▶ _Set problem_: Write out the data below in full, unchanged, minus the images.

▶ _Given information_:
-----

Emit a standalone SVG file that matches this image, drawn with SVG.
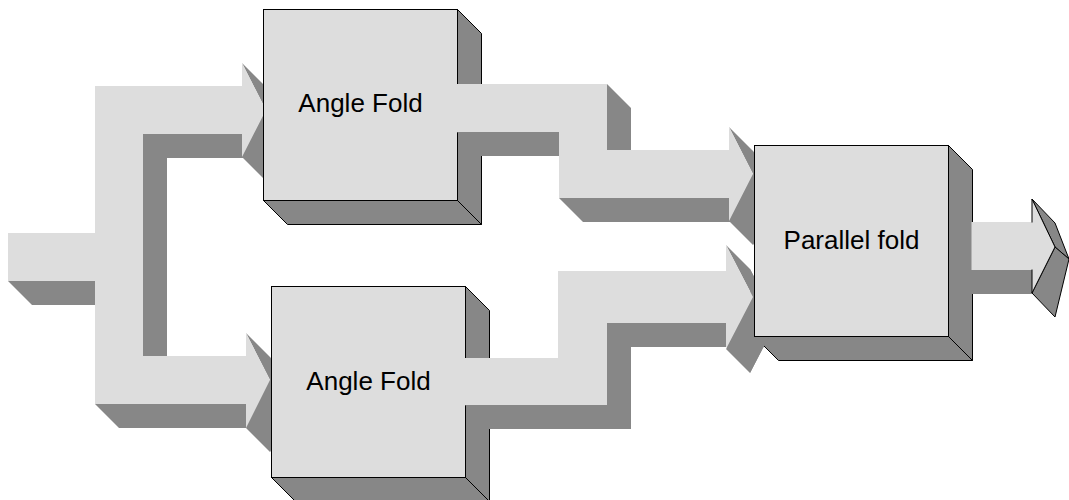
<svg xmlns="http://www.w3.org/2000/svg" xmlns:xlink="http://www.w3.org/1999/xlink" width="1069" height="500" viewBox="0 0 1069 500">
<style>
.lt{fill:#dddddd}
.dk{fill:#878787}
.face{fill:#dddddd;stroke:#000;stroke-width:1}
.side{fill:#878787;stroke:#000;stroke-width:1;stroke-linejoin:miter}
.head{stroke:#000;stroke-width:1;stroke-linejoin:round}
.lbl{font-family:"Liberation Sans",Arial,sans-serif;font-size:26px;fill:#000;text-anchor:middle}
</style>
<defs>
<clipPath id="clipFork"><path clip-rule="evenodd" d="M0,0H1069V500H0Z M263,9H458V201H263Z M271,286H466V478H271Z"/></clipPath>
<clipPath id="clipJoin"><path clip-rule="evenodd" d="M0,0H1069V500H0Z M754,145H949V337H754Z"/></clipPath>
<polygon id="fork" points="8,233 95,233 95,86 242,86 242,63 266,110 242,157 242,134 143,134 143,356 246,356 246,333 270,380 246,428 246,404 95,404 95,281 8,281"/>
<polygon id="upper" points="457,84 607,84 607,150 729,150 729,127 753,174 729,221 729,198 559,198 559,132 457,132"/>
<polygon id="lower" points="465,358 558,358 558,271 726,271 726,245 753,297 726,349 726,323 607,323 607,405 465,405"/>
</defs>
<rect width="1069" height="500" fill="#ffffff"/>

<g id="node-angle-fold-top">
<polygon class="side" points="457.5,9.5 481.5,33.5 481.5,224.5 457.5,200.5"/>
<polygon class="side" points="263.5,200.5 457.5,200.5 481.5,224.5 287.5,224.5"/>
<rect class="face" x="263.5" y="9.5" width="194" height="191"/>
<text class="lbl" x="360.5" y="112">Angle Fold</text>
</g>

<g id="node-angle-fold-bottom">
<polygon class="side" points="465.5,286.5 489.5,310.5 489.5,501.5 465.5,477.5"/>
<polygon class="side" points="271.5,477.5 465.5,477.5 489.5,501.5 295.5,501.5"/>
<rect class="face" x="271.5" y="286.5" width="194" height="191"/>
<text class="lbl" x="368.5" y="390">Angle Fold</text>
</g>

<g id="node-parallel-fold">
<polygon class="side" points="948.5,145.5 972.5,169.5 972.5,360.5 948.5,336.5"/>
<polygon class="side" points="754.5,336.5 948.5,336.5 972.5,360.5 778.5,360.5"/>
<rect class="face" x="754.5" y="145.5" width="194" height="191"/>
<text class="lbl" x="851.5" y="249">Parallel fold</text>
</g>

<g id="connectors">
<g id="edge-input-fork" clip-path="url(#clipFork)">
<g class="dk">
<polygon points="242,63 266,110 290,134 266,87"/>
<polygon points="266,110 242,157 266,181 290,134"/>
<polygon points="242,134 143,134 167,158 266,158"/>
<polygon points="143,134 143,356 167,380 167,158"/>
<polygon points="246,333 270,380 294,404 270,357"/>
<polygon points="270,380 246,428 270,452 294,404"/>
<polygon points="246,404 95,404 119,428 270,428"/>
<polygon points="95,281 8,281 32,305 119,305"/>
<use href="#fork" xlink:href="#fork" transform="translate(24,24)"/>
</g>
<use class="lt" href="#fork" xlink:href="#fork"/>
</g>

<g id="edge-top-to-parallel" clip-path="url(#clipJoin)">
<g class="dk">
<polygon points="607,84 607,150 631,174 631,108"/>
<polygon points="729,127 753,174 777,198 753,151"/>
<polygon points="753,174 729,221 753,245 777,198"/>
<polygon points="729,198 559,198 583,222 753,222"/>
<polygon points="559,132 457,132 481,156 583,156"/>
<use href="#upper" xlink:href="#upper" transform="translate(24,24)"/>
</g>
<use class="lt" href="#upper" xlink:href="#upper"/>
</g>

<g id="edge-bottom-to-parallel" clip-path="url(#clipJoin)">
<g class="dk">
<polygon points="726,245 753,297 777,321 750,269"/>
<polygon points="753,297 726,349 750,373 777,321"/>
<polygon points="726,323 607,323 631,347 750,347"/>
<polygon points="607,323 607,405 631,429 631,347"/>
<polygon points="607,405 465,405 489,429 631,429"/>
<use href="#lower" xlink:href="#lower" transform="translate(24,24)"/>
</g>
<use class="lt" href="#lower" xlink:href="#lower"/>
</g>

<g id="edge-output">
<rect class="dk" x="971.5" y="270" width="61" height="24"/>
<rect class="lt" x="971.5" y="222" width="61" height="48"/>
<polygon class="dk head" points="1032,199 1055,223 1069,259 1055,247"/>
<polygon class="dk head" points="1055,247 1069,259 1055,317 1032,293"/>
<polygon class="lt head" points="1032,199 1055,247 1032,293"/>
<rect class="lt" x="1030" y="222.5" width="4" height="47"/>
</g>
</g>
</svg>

-----

▶ _Exercise response_:
Emit a standalone SVG file that matches this image, drawn with SVG.
<svg xmlns="http://www.w3.org/2000/svg" xmlns:xlink="http://www.w3.org/1999/xlink" width="1069" height="500" viewBox="0 0 1069 500">
<style>
.lt{fill:#dddddd}
.dk{fill:#878787}
.face{fill:#dddddd;stroke:#000;stroke-width:1}
.side{fill:#878787;stroke:#000;stroke-width:1;stroke-linejoin:miter}
.head{stroke:#000;stroke-width:1;stroke-linejoin:round}
.lbl{font-family:"Liberation Sans",Arial,sans-serif;font-size:26px;fill:#000;text-anchor:middle}
</style>
<defs>
<clipPath id="clipFork"><path clip-rule="evenodd" d="M0,0H1069V500H0Z M263,9H458V201H263Z M271,286H466V478H271Z"/></clipPath>
<clipPath id="clipJoin"><path clip-rule="evenodd" d="M0,0H1069V500H0Z M754,145H949V337H754Z"/></clipPath>
<polygon id="fork" points="8,233 95,233 95,86 242,86 242,63 266,110 242,157 242,134 143,134 143,356 246,356 246,333 270,380 246,428 246,404 95,404 95,281 8,281"/>
<polygon id="upper" points="457,84 607,84 607,150 729,150 729,127 753,174 729,221 729,198 559,198 559,132 457,132"/>
<polygon id="lower" points="465,358 558,358 558,271 726,271 726,245 753,297 726,349 726,323 607,323 607,405 465,405"/>
</defs>
<rect width="1069" height="500" fill="#ffffff"/>

<g id="node-angle-fold-top">
<polygon class="side" points="457.5,9.5 481.5,33.5 481.5,224.5 457.5,200.5"/>
<polygon class="side" points="263.5,200.5 457.5,200.5 481.5,224.5 287.5,224.5"/>
<rect class="face" x="263.5" y="9.5" width="194" height="191"/>
<text class="lbl" x="360.5" y="112">Angle Fold</text>
</g>

<g id="node-angle-fold-bottom">
<polygon class="side" points="465.5,286.5 489.5,310.5 489.5,501.5 465.5,477.5"/>
<polygon class="side" points="271.5,477.5 465.5,477.5 489.5,501.5 295.5,501.5"/>
<rect class="face" x="271.5" y="286.5" width="194" height="191"/>
<text class="lbl" x="368.5" y="390">Angle Fold</text>
</g>

<g id="node-parallel-fold">
<polygon class="side" points="948.5,145.5 972.5,169.5 972.5,360.5 948.5,336.5"/>
<polygon class="side" points="754.5,336.5 948.5,336.5 972.5,360.5 778.5,360.5"/>
<rect class="face" x="754.5" y="145.5" width="194" height="191"/>
<text class="lbl" x="851.5" y="249">Parallel fold</text>
</g>

<g id="connectors">
<g id="edge-input-fork" clip-path="url(#clipFork)">
<g class="dk">
<polygon points="242,63 266,110 290,134 266,87"/>
<polygon points="266,110 242,157 266,181 290,134"/>
<polygon points="242,134 143,134 167,158 266,158"/>
<polygon points="143,134 143,356 167,380 167,158"/>
<polygon points="246,333 270,380 294,404 270,357"/>
<polygon points="270,380 246,428 270,452 294,404"/>
<polygon points="246,404 95,404 119,428 270,428"/>
<polygon points="95,281 8,281 32,305 119,305"/>
<use href="#fork" xlink:href="#fork" transform="translate(24,24)"/>
</g>
<use class="lt" href="#fork" xlink:href="#fork"/>
</g>

<g id="edge-top-to-parallel" clip-path="url(#clipJoin)">
<g class="dk">
<polygon points="607,84 607,150 631,174 631,108"/>
<polygon points="729,127 753,174 777,198 753,151"/>
<polygon points="753,174 729,221 753,245 777,198"/>
<polygon points="729,198 559,198 583,222 753,222"/>
<polygon points="559,132 457,132 481,156 583,156"/>
<use href="#upper" xlink:href="#upper" transform="translate(24,24)"/>
</g>
<use class="lt" href="#upper" xlink:href="#upper"/>
</g>

<g id="edge-bottom-to-parallel" clip-path="url(#clipJoin)">
<g class="dk">
<polygon points="726,245 753,297 777,321 750,269"/>
<polygon points="753,297 726,349 750,373 777,321"/>
<polygon points="726,323 607,323 631,347 750,347"/>
<polygon points="607,323 607,405 631,429 631,347"/>
<polygon points="607,405 465,405 489,429 631,429"/>
<use href="#lower" xlink:href="#lower" transform="translate(24,24)"/>
</g>
<use class="lt" href="#lower" xlink:href="#lower"/>
</g>

<g id="edge-output">
<rect class="dk" x="971.5" y="270" width="61" height="24"/>
<rect class="lt" x="971.5" y="222" width="61" height="48"/>
<polygon class="dk head" points="1032,199 1055,223 1069,259 1055,247"/>
<polygon class="dk head" points="1055,247 1069,259 1055,317 1032,293"/>
<polygon class="lt head" points="1032,199 1055,247 1032,293"/>
<rect class="lt" x="1030" y="222.5" width="4" height="47"/>
</g>
</g>
</svg>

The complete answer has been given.